Written request:
Starting with the first line below, extract each line through the one that contains "fill=amber] (monitor) at", inclusive, excluding pictures.

****

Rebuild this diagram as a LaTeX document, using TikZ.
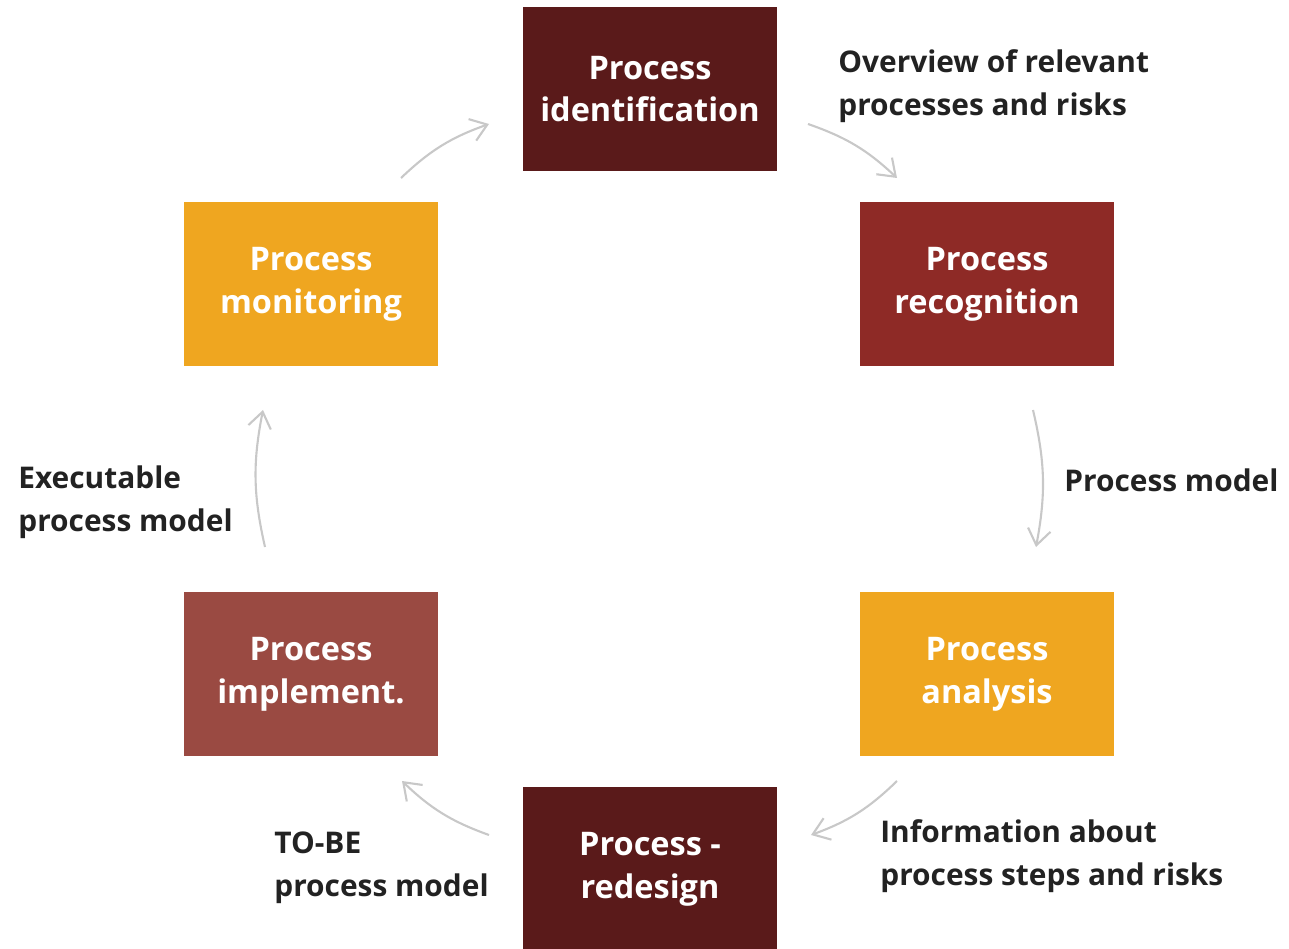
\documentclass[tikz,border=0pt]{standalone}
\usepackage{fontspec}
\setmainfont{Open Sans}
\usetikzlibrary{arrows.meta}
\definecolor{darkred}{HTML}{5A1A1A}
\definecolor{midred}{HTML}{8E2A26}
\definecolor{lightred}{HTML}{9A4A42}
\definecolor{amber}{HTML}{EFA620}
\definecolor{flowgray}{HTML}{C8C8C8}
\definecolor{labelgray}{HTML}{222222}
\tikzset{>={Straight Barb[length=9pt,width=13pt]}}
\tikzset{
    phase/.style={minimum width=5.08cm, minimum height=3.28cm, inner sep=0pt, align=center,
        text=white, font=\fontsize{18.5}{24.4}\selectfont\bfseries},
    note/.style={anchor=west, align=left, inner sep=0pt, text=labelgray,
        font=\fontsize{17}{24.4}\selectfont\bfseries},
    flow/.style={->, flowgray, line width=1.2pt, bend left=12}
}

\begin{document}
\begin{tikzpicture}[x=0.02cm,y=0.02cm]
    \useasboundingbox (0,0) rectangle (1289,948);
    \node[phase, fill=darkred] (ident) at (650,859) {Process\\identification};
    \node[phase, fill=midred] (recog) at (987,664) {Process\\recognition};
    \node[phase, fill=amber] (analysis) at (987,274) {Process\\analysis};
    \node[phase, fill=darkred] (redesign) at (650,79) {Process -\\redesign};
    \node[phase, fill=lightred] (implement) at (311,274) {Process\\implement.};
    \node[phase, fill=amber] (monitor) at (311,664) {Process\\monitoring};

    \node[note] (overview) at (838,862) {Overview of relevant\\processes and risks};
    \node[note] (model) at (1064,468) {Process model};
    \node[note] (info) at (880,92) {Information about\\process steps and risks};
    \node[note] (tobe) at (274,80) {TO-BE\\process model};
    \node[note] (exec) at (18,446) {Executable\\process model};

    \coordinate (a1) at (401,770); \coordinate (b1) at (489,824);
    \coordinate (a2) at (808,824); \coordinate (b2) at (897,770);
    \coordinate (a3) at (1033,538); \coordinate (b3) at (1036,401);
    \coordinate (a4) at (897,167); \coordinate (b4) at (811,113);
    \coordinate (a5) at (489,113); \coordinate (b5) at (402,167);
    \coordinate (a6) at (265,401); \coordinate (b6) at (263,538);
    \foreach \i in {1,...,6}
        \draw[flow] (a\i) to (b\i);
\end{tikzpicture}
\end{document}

****

Task output:
Rebuild this diagram as a LaTeX document, using TikZ.
\documentclass[tikz,border=0pt]{standalone}
\usepackage{fontspec}
\setmainfont{Open Sans}
\usetikzlibrary{arrows.meta}
\definecolor{darkred}{HTML}{5A1A1A}
\definecolor{midred}{HTML}{8E2A26}
\definecolor{lightred}{HTML}{9A4A42}
\definecolor{amber}{HTML}{EFA620}
\definecolor{flowgray}{HTML}{C8C8C8}
\definecolor{labelgray}{HTML}{222222}
\tikzset{>={Straight Barb[length=9pt,width=13pt]}}
\tikzset{
    phase/.style={minimum width=5.08cm, minimum height=3.28cm, inner sep=0pt, align=center,
        text=white, font=\fontsize{18.5}{24.4}\selectfont\bfseries},
    note/.style={anchor=west, align=left, inner sep=0pt, text=labelgray,
        font=\fontsize{17}{24.4}\selectfont\bfseries},
    flow/.style={->, flowgray, line width=1.2pt, bend left=12}
}

\begin{document}
\begin{tikzpicture}[x=0.02cm,y=0.02cm]
    \useasboundingbox (0,0) rectangle (1289,948);
    \node[phase, fill=darkred] (ident) at (650,859) {Process\\identification};
    \node[phase, fill=midred] (recog) at (987,664) {Process\\recognition};
    \node[phase, fill=amber] (analysis) at (987,274) {Process\\analysis};
    \node[phase, fill=darkred] (redesign) at (650,79) {Process -\\redesign};
    \node[phase, fill=lightred] (implement) at (311,274) {Process\\implement.};
    \node[phase, fill=amber] (monitor) at (311,664) {Process\\monitoring};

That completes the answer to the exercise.